Establish a Waiting Period
Once you give your job candidate this pre-adverse action notice, you must also give them adequate time to follow up on the information. Remember that this waiting period needs to be fair and equal for all potential employees. Most companies give 5-10 business days for candidates to respond. Keep in mind that every state has different adverse action regulations, so check in with both local and federal requirements when building your policy. During this waiting period, you cannot throw out their application or move forward with a different candidate. Instead, you must wait for the entire period or until you receive their response.
Reasons to Still Hire
This waiting period doesn’t exist just to keep you legally compliant. It can also help you hire candidates you might have otherwise turned down. There could be many reasons why you should continue with a hiring decision even after the background check reveals negative information.
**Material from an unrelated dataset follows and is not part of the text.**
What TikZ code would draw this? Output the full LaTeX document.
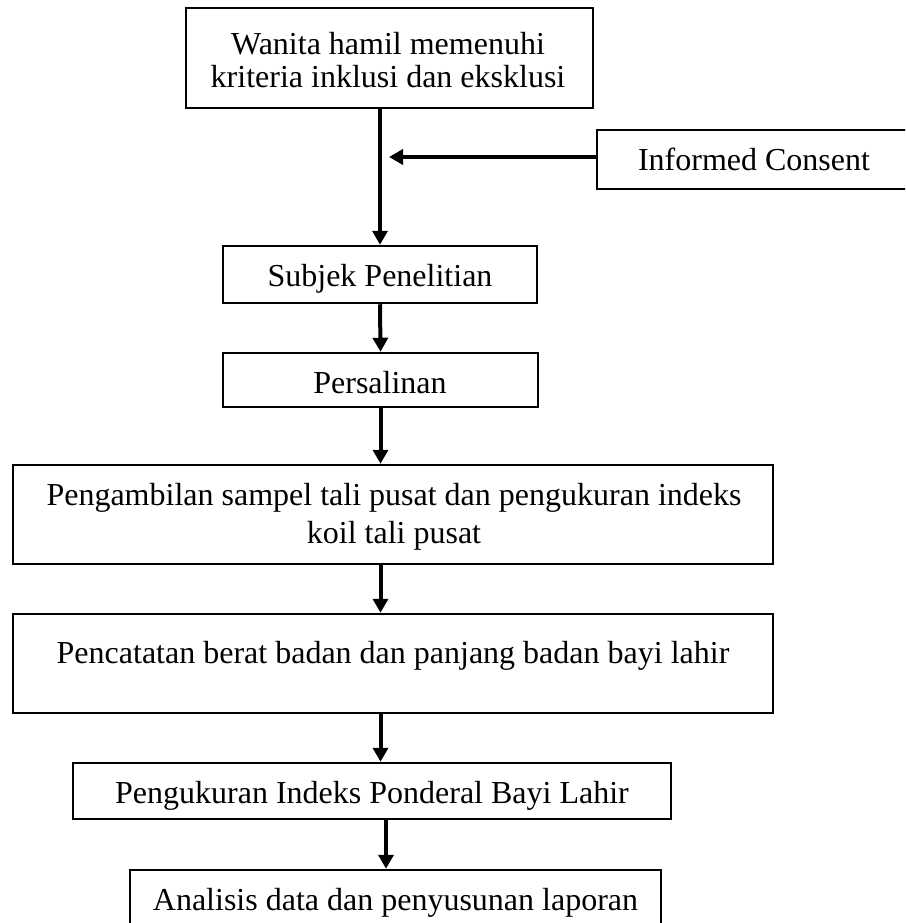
\documentclass[tikz,border=0pt]{standalone}
\usepackage{fontspec}
\setmainfont{Liberation Serif}
\usetikzlibrary{arrows.meta}
\begin{document}
\begin{tikzpicture}[x=1pt,y=-1pt,
  box/.style={draw, line width=2.5pt, rectangle, inner sep=0pt},
  lbl/.style={anchor=base, inner sep=0pt, font=\fontsize{32}{34}\selectfont},
  arr/.style={line width=4pt, -{Triangle[width=15pt,length=14pt]}}]
\useasboundingbox (0,0) rectangle (905,923);
\clip (0,0) rectangle (905,923);
% boxes
\node[box, minimum width=407pt, minimum height=100pt] (b1) at (389.5,58) {};
\node[box, minimum width=328pt, minimum height=59pt] (ic) at (761,159.5) {};
\node[box, minimum width=314pt, minimum height=57pt] (subj) at (380,274.5) {};
\node[box, minimum width=315pt, minimum height=54pt] (pers) at (380.5,380) {};
\node[box, minimum width=760pt, minimum height=99pt] (peng) at (393,514.5) {};
\node[box, minimum width=760pt, minimum height=99pt] (penc) at (393,663.5) {};
\node[box, minimum width=598pt, minimum height=56pt] (pengk) at (372,791) {};
\node[box, minimum width=531pt, minimum height=66pt] (anl) at (395.5,903) {};
% labels
\node[lbl] (b1a) at (388,55) {Wanita hamil memenuhi};
\node[lbl] (b1b) at (388,88) {kriteria inklusi dan eksklusi};
\node[lbl] (ict) at (754,170) {Informed Consent};
\node[lbl] (subjt) at (380,286) {Subjek Penelitian};
\node[lbl] (perst) at (380,393) {Persalinan};
\node[lbl] (penga) at (394,505) {Pengambilan sampel tali pusat dan pengukuran indeks};
\node[lbl] (pengb) at (394,543) {koil tali pusat};
\node[lbl] (penct) at (393,663) {Pencatatan berat badan dan panjang badan bayi lahir};
\node[lbl] (pengkt) at (372,803) {Pengukuran Indeks Ponderal Bayi Lahir};
\node[lbl] (anlt) at (395.5,910) {Analisis data dan penyusunan laporan};
% connectors
\coordinate (icTip) at (389,157);
\coordinate (ax) at (386,0);
\draw[arr] (b1.south -| subj.center) -- (subj.north);
\draw[arr] (ic.west |- icTip) -- (icTip);
\draw[arr] (subj.south) -- (pers.north);
\draw[arr] (pers.south) -- (pers.south |- peng.north);
\draw[arr] (peng.south -| pers.south) -- (penc.north -| pers.south);
\draw[arr] (penc.south -| pers.south) -- (pengk.north -| pers.south);
\draw[arr] (pengk.south -| ax) -- (anl.north -| ax);
\end{tikzpicture}
\end{document}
For example, the background check might come up with inaccurate information due to data entry errors in the initial application. Your candidate might also have a reasonable explanation for something that shows up in their criminal background check. It’s easy to make blanket decisions based on the results of a background check, but adverse action policies remind you to double-check for mistakes or misunderstandings. This helps you avoid missing out on some of the best candidates for your job.
Moving Forward with Adverse Action
Once the waiting period passes, you need to review the new information you have—if the candidate provided any—and come up with your final decision. If you still choose not to hire the candidate, you must send them an adverse action notice to inform them they are no longer in the running for that position. Remember, you must provide the candidate with a copy of their report along with a summary of their rights as per the Fair Credit Reporting Act. In addition to written confirmation that you’re taking adverse action due to the background check results, your notice should include:
- Written confirmation that the employer is solely responsible for this decision
- Contact information for the company that provided the background check
- Notification of the candidate’s right to request another copy of their background report
- Another copy of the candidate’s rights under the Fair Credit Reporting Act
At the end of the day, every step of your adverse action procedure is a way to further guarantee your company treats every candidate fairly and equally. Once you have a solid policy in place, you can find the best hires for every job opening you have, allowing your business to grow safely and successfully for years to come.